— Input for this task —
[START]

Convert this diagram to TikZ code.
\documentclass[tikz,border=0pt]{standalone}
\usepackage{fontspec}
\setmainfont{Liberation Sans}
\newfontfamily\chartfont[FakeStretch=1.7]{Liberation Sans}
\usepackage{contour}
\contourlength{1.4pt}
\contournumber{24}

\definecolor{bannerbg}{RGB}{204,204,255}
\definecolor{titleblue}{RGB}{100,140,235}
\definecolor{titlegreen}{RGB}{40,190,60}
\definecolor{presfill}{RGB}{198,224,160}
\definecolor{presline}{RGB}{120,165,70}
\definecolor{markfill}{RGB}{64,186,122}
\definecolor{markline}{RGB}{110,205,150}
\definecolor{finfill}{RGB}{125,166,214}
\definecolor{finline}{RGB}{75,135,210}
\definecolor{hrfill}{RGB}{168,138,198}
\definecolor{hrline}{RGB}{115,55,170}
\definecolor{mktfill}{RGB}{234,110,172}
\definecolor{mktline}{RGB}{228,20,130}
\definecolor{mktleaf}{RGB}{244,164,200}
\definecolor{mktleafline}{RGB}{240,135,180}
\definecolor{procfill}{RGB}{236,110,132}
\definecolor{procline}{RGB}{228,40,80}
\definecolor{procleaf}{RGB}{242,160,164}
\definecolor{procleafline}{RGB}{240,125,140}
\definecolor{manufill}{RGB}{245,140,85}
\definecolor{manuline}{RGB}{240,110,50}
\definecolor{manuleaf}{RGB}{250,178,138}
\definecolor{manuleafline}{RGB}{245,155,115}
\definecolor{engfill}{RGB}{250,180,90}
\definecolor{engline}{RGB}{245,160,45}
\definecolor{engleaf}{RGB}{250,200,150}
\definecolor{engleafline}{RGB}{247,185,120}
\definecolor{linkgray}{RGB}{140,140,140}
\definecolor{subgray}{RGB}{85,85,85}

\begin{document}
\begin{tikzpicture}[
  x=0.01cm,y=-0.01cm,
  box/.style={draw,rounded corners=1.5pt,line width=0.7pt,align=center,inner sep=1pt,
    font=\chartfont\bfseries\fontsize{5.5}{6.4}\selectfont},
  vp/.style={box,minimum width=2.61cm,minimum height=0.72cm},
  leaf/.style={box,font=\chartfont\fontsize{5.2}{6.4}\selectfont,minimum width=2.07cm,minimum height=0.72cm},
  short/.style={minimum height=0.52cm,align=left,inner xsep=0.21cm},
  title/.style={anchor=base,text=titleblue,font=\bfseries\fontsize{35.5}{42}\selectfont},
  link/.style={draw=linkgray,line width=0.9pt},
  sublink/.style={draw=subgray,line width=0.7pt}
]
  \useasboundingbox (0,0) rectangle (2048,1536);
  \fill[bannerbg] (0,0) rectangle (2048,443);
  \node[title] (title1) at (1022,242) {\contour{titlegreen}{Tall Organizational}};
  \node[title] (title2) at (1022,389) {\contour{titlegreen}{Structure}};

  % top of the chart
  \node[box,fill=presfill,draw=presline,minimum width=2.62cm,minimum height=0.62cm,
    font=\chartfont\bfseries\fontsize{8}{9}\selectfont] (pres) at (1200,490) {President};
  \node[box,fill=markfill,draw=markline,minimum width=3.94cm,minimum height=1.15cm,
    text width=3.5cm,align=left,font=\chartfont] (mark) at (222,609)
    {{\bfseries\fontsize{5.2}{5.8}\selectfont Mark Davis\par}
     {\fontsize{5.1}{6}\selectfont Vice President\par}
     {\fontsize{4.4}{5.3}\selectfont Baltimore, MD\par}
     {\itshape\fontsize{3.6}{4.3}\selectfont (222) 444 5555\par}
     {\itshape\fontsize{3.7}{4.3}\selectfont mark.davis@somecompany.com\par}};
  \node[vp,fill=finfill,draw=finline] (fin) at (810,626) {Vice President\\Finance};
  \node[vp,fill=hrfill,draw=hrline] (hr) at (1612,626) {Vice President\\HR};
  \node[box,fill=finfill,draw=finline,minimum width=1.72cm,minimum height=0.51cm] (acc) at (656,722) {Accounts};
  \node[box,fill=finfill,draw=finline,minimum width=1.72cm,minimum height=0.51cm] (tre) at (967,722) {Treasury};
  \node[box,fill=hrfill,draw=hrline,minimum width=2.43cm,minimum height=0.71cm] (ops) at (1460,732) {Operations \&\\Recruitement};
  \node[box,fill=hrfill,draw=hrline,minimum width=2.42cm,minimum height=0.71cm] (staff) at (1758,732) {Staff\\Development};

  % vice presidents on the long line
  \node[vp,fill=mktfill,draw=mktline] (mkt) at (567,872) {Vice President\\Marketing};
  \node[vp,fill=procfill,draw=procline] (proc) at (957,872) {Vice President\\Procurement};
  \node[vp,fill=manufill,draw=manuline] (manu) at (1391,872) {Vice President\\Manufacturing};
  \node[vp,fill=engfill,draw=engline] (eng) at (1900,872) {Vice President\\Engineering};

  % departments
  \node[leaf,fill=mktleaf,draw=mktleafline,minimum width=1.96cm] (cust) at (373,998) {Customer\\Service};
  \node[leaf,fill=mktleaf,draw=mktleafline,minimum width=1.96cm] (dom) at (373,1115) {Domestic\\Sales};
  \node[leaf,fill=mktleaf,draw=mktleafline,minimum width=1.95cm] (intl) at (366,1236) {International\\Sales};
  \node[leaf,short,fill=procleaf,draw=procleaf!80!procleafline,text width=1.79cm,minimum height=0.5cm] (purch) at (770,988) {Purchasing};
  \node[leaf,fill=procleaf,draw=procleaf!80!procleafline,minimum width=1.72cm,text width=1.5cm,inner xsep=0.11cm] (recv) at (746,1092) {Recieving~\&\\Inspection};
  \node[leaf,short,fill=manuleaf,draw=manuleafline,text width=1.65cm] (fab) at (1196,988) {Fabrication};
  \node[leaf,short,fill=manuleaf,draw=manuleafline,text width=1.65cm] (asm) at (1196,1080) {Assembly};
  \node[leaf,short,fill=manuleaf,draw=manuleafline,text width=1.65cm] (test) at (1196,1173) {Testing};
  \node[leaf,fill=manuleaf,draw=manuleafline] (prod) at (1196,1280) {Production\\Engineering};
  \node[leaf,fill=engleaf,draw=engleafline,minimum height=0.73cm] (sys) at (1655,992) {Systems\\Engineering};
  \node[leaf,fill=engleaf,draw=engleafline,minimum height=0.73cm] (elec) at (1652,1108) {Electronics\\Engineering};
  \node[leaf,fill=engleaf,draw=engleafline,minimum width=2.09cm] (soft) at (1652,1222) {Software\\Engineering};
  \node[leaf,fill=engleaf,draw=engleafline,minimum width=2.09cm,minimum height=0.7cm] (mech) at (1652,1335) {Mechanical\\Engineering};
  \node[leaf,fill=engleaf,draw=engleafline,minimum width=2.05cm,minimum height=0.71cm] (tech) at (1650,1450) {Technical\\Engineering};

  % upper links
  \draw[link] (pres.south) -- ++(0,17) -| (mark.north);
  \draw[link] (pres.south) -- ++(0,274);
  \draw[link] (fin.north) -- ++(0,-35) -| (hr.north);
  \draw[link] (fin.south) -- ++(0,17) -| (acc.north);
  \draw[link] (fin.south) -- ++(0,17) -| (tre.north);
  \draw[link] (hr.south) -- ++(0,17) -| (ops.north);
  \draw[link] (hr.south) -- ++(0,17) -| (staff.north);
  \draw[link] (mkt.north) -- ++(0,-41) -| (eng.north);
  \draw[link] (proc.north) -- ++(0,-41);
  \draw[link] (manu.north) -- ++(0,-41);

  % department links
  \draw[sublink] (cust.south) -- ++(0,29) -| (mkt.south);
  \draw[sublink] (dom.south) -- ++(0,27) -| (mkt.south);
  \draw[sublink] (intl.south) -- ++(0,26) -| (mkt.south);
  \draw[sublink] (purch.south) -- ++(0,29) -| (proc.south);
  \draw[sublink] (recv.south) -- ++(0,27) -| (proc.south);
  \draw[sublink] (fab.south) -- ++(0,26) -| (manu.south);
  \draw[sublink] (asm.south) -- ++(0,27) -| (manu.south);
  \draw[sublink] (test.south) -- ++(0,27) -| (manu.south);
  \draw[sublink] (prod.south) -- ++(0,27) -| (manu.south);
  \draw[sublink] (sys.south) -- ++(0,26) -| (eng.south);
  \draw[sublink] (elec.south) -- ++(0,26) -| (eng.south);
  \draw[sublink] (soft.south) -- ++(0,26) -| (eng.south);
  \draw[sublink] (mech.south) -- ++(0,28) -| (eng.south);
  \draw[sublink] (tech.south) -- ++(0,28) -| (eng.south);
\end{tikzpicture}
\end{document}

[END]
[START]

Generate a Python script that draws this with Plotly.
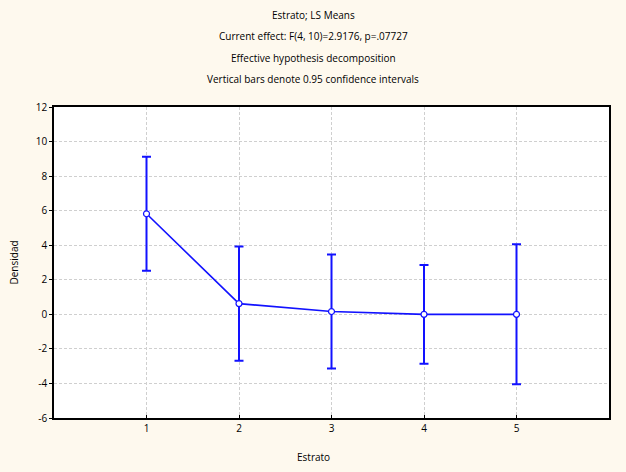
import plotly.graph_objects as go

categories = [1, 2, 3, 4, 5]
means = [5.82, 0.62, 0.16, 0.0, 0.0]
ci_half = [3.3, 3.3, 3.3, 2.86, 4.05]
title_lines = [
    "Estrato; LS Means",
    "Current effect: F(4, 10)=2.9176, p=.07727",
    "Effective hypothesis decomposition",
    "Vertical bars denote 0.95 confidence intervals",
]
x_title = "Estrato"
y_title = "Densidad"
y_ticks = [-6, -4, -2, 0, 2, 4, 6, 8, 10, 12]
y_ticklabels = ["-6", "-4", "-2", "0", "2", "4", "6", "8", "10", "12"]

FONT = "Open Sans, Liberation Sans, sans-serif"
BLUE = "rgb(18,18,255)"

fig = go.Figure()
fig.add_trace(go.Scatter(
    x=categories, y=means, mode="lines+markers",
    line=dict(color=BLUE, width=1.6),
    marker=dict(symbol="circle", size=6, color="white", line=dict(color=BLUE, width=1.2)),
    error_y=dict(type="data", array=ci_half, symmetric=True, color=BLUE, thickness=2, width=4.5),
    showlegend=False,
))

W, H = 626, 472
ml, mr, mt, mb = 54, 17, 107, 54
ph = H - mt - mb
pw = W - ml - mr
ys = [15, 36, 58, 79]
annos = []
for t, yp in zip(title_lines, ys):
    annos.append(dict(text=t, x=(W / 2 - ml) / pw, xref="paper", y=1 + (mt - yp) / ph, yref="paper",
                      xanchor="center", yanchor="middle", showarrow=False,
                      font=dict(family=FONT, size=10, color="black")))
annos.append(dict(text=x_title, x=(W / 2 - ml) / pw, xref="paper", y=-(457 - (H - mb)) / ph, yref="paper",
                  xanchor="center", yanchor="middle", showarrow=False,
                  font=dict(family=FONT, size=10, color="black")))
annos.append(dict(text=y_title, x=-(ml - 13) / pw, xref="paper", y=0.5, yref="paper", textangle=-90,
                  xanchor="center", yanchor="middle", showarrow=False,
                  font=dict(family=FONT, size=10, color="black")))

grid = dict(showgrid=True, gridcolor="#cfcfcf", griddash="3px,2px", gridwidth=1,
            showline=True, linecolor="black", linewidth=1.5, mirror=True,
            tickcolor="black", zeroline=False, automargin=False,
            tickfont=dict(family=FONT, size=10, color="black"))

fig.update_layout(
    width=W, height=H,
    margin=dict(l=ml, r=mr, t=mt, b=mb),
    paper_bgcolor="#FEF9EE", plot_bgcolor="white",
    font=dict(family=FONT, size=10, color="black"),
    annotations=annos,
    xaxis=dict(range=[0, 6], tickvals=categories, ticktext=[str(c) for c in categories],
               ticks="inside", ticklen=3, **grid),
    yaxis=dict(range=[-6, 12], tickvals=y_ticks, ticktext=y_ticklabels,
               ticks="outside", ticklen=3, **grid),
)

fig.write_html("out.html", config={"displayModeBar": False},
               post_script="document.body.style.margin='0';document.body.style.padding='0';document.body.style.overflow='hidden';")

[END]
[START]

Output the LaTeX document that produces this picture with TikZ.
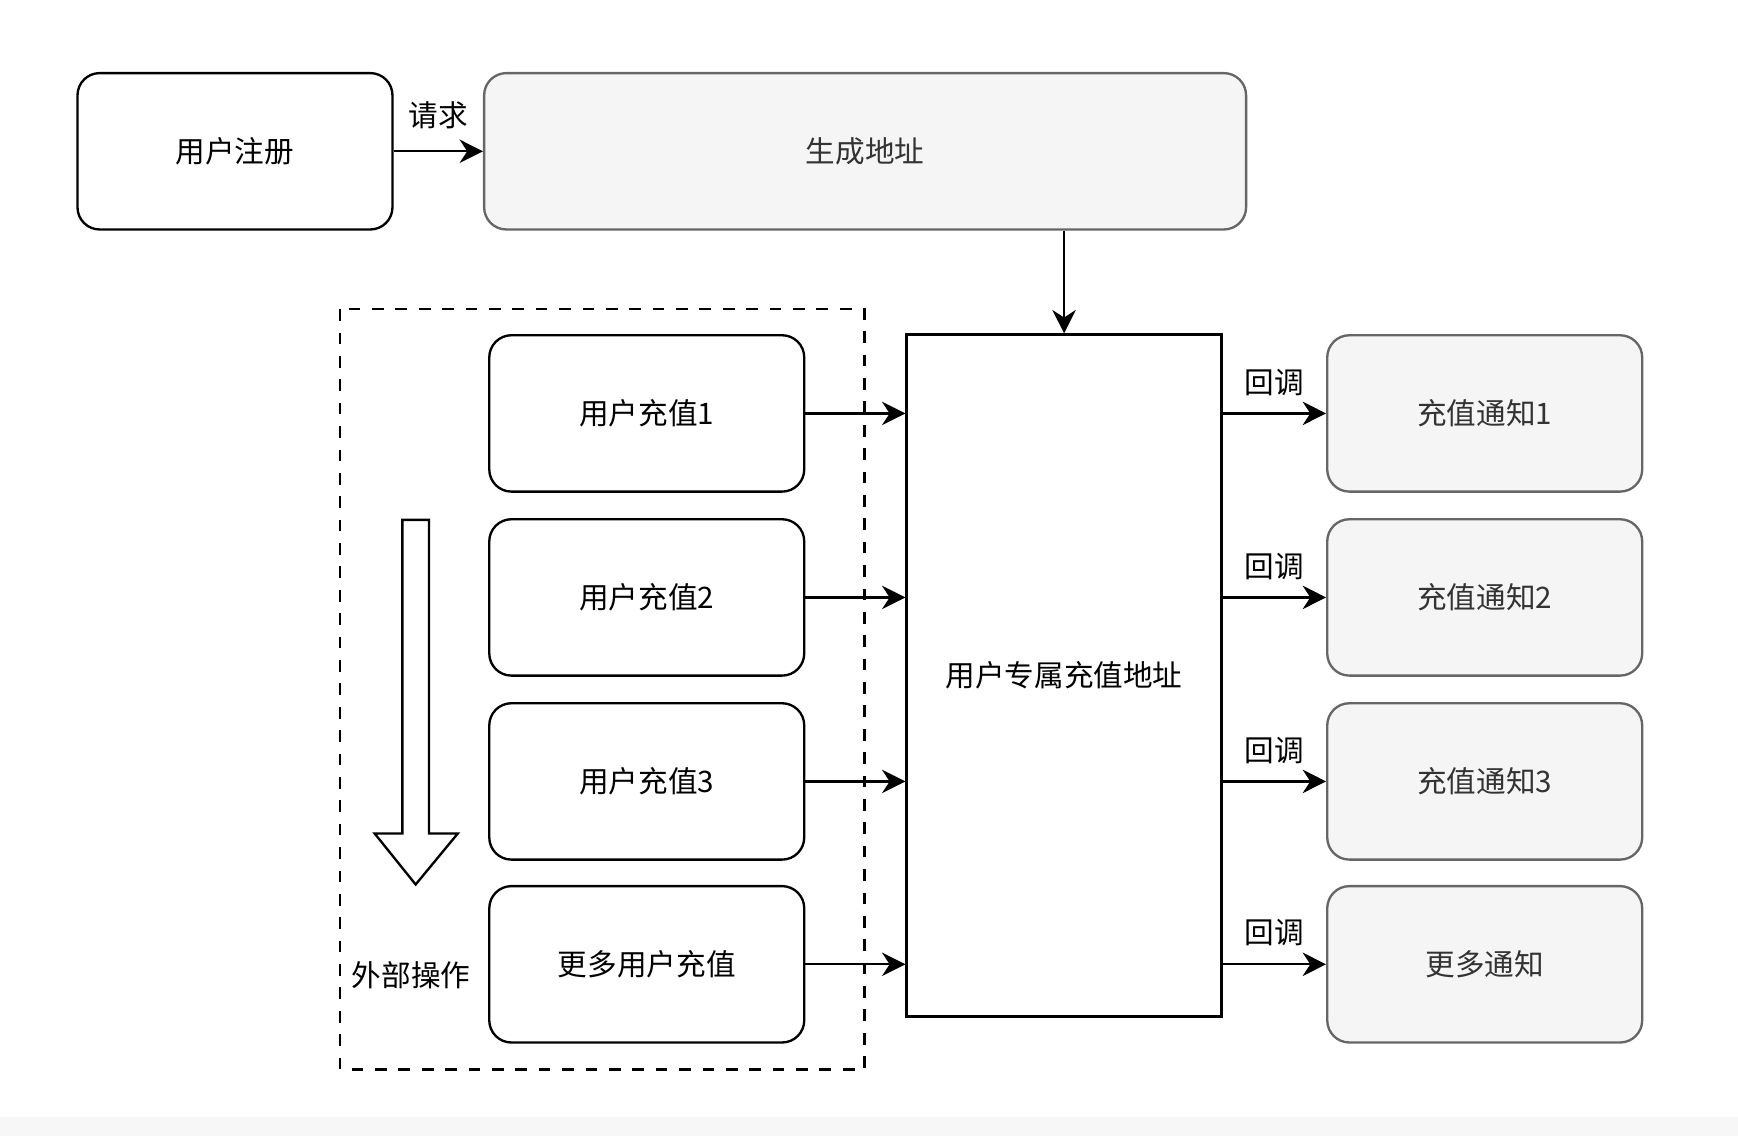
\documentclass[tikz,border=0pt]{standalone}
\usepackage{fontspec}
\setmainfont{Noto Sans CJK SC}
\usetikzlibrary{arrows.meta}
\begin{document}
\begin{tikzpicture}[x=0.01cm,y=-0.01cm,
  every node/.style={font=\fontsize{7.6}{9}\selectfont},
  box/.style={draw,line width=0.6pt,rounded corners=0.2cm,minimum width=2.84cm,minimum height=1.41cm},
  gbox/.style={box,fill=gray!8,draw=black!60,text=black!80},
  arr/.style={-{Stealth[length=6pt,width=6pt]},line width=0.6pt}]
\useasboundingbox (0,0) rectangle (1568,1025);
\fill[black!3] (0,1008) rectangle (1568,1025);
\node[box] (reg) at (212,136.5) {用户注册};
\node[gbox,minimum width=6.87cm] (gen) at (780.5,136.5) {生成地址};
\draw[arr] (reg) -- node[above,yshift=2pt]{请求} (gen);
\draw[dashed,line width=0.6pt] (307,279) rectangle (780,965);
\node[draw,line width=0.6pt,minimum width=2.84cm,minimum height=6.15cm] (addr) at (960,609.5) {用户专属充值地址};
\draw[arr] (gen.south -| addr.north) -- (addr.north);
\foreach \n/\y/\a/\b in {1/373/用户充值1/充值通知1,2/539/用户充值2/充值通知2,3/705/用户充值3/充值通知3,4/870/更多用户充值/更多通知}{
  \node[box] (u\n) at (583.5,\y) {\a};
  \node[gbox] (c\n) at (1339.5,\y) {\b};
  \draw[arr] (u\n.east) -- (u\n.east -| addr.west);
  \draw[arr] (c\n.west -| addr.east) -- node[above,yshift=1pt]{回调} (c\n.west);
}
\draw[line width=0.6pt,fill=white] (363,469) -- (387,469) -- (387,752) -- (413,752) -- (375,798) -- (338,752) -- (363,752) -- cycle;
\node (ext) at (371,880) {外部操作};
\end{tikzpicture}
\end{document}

[END]

Start at the line above containing "Generate a Python" and stop at the line containing "import plotly.graph_objects as go": print those lines and everything between them exactly, but not the pictures.

— Response to this exercise —
Generate a Python script that draws this with Plotly.
import plotly.graph_objects as go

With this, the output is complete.